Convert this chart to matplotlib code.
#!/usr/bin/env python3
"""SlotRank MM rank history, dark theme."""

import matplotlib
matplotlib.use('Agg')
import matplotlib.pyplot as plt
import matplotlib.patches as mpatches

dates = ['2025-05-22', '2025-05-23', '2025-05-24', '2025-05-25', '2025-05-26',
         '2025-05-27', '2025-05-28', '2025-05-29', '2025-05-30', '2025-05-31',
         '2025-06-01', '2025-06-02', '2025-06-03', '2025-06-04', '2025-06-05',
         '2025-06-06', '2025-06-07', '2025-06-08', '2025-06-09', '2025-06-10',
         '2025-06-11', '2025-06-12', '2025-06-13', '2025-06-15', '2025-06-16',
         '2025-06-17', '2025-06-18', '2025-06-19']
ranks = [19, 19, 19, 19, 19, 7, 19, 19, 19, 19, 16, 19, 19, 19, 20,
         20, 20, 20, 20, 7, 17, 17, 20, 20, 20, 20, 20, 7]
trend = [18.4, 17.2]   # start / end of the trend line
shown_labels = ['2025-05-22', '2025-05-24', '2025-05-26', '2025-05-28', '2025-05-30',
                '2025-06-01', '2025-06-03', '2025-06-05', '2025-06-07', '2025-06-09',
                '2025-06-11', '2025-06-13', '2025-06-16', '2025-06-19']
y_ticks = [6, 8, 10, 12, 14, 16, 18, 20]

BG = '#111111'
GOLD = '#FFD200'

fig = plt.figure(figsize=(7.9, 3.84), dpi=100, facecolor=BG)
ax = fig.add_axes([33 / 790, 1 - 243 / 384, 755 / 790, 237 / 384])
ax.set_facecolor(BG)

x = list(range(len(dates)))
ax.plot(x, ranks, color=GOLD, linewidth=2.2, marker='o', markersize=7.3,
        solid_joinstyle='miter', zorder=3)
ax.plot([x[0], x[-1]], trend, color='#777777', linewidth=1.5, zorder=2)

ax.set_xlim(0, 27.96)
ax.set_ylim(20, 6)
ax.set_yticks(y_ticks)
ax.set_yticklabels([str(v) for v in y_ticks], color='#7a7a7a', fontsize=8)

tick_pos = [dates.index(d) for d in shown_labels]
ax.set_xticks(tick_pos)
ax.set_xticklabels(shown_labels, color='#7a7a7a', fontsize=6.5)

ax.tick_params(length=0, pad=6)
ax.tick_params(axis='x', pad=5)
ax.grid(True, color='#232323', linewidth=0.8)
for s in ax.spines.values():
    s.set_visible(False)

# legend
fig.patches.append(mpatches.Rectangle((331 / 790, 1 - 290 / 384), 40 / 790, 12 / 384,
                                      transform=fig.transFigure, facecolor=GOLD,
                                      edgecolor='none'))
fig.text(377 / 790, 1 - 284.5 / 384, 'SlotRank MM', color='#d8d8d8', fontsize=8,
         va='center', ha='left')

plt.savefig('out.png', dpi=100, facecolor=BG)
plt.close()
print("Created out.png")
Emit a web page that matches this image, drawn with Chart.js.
:::::
WHAT YOU SHOULD DO
Up to and including the line with "s.set_visible(False)", print every line of the records from the start.

WRITTEN RESPONSE
Convert this chart to matplotlib code.
#!/usr/bin/env python3
"""SlotRank MM rank history, dark theme."""

import matplotlib
matplotlib.use('Agg')
import matplotlib.pyplot as plt
import matplotlib.patches as mpatches

dates = ['2025-05-22', '2025-05-23', '2025-05-24', '2025-05-25', '2025-05-26',
         '2025-05-27', '2025-05-28', '2025-05-29', '2025-05-30', '2025-05-31',
         '2025-06-01', '2025-06-02', '2025-06-03', '2025-06-04', '2025-06-05',
         '2025-06-06', '2025-06-07', '2025-06-08', '2025-06-09', '2025-06-10',
         '2025-06-11', '2025-06-12', '2025-06-13', '2025-06-15', '2025-06-16',
         '2025-06-17', '2025-06-18', '2025-06-19']
ranks = [19, 19, 19, 19, 19, 7, 19, 19, 19, 19, 16, 19, 19, 19, 20,
         20, 20, 20, 20, 7, 17, 17, 20, 20, 20, 20, 20, 7]
trend = [18.4, 17.2]   # start / end of the trend line
shown_labels = ['2025-05-22', '2025-05-24', '2025-05-26', '2025-05-28', '2025-05-30',
                '2025-06-01', '2025-06-03', '2025-06-05', '2025-06-07', '2025-06-09',
                '2025-06-11', '2025-06-13', '2025-06-16', '2025-06-19']
y_ticks = [6, 8, 10, 12, 14, 16, 18, 20]

BG = '#111111'
GOLD = '#FFD200'

fig = plt.figure(figsize=(7.9, 3.84), dpi=100, facecolor=BG)
ax = fig.add_axes([33 / 790, 1 - 243 / 384, 755 / 790, 237 / 384])
ax.set_facecolor(BG)

x = list(range(len(dates)))
ax.plot(x, ranks, color=GOLD, linewidth=2.2, marker='o', markersize=7.3,
        solid_joinstyle='miter', zorder=3)
ax.plot([x[0], x[-1]], trend, color='#777777', linewidth=1.5, zorder=2)

ax.set_xlim(0, 27.96)
ax.set_ylim(20, 6)
ax.set_yticks(y_ticks)
ax.set_yticklabels([str(v) for v in y_ticks], color='#7a7a7a', fontsize=8)

tick_pos = [dates.index(d) for d in shown_labels]
ax.set_xticks(tick_pos)
ax.set_xticklabels(shown_labels, color='#7a7a7a', fontsize=6.5)

ax.tick_params(length=0, pad=6)
ax.tick_params(axis='x', pad=5)
ax.grid(True, color='#232323', linewidth=0.8)
for s in ax.spines.values():
    s.set_visible(False)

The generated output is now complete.